RpoS-dependent stress tolerance in Pseudomonas aeruginosa

Pseudomonas aeruginosa is able to persist during feast and famine in many different environments including soil, water, plants, animals and humans. The alternative sigma factor encoded by the rpoS gene is known to be important for survival under stressful conditions in several other bacterial species. To determine if the P. aeruginosa RpoS protein plays a similar role in stationary-phase-mediated resistance, an rpoS mutant was constructed and survival during exposure to hydrogen peroxide, high temperature, hyperosmolarity, low pH and ethanol was investigated.
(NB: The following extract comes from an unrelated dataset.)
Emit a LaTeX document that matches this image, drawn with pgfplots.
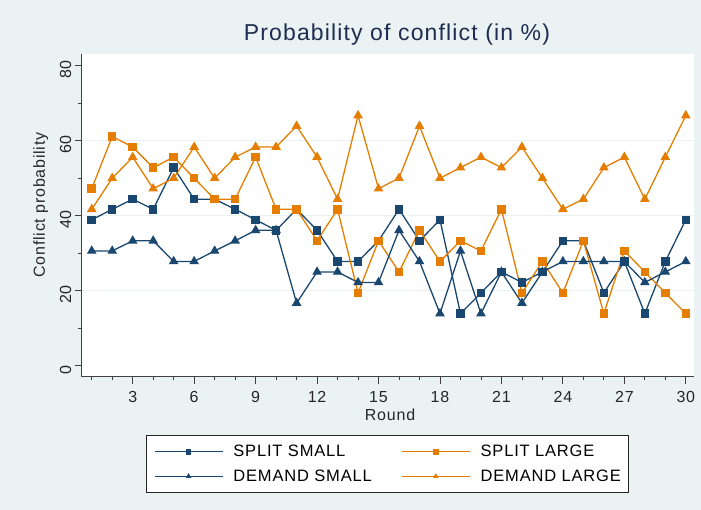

Disruption of the rpoS gene resulted in a two- to threefold increase in the rate of kill of stationary-phase cells. The rpoS mutant also survived less well than the parental strain during the initial phase of carbon or phosphate-carbon starvation. However, after 25 d starvation the remaining population of culturable cells was not significantly different. Stationary-phase cells of the RpoS-negative strain were much more stress resistant than exponentially growing RpoS-positive cells, suggesting that factors other than the RpoS protein must be associated with stationary-phase stress tolerance in P. aeruginosa. Comparison of two-dimensional PACE of the rpoS mutant and the parental strain showed four major modifications of protein patterns associated with the rpoS mutation.